Tuesday 3 February 2015

Archbishop Oscar Romero formally recognised as a martyr. Long, long overdue.

Vatican News reported today:

After decades of debate within the church, Pope Francis formally recognized that Salvadoran Archbishop Oscar Romero was killed "in hatred of the faith" and not for purely political reasons.
Pope Francis signed the decree Feb. 3, recognizing as martyrdom the March 24, 1980, assassination of Archbishop Romero in a San Salvador hospital chapel as he celebrated Mass. The decree clears the way for the beatification of Archbishop Romero. 
http://www.catholicnews.com/data/stories/cns/1500492.htm

For those who want to know more about this amazing man, this is a good starting point

http://www.uscatholic.org/culture/social-justice/2009/02/oscar-romero-bishop-poor

And this a good link to the man in his own words, speaking truth to power

http://onlineministries.creighton.edu/CollaborativeMinistry/romero.html

And many Catholics, including myself, think it a great source of scandal that it has taken thirty-five years for him to be recognised - his cause was ignored by Rome many times for political reasons.

Fr James Martin speaks for many of us when he says:

Now that Archbishop Oscar Romero has been declared a martyr, and his beatification ceremony will soon be announced, we can rejoice.
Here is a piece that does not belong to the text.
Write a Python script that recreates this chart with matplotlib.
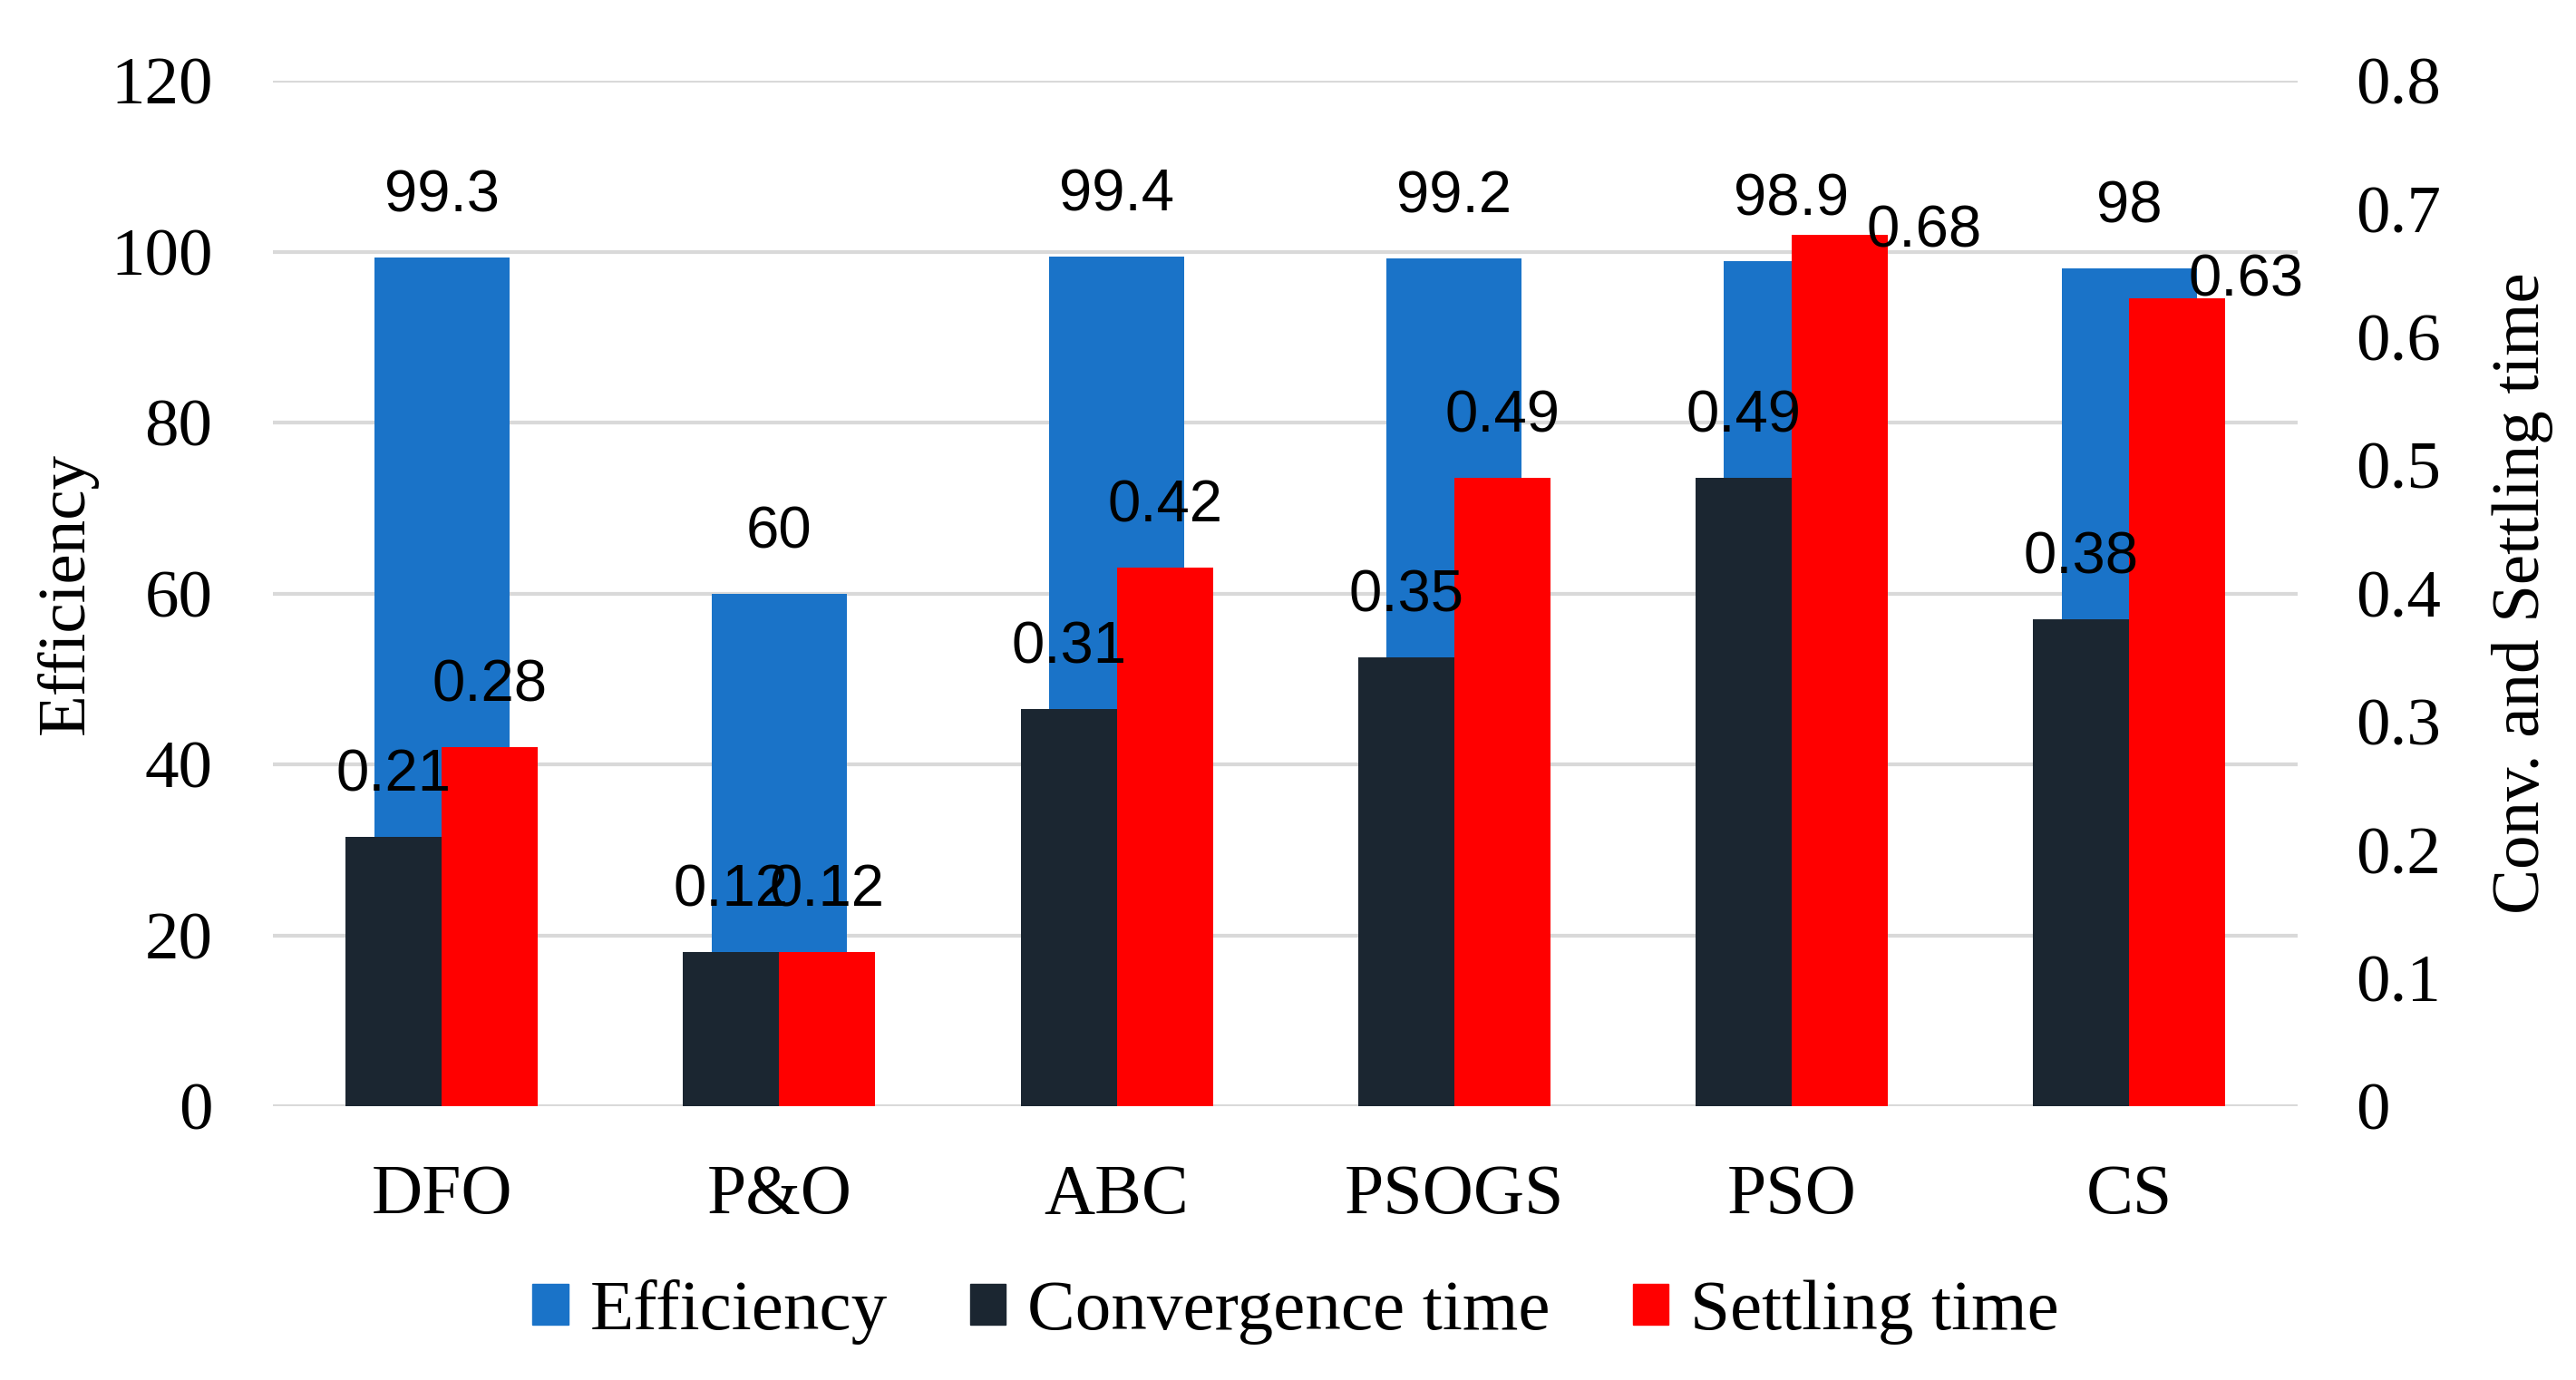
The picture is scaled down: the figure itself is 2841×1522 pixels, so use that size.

We can that the church is finally recognizing someone who died "in odium fidei," that is, out of hatred for the faith.
At the same time, the church needs to do an examination of conscience, and admit that the delay in declaring him a martyr is close to scandalous, held up apparently, as CNS reported, because some groups tried to "co-opt" him. Such a defense seems weak: There have always been, and there always will be people who try to co-opt the saints for their own purposes: this is not new, and this was hardly the case just for Archbishop Romero. (There are currently worries, for example, that Dorothy Day will be "co-opted" by some groups.) Mainly the cause was delayed because Archbishop Romero was seen as too closely aligned with liberation theology, which had fallen out of favor in Rome.
Yet Monsenor Romero's martyrdom should have trumped those concerns. When a person makes the ultimate sacrifice, shows the "greater love," as Jesus called it, and gives their life for God, for the People of God, for the church, other considerations should be put in their proper place, and seen for what they are: distractions. The delay in his case is close to a scandal.
So we have to admit that in this case the church was misled. Archbishop Romero could have been declared a martyr much earlier: the day after he was murdered while celebrating Mass.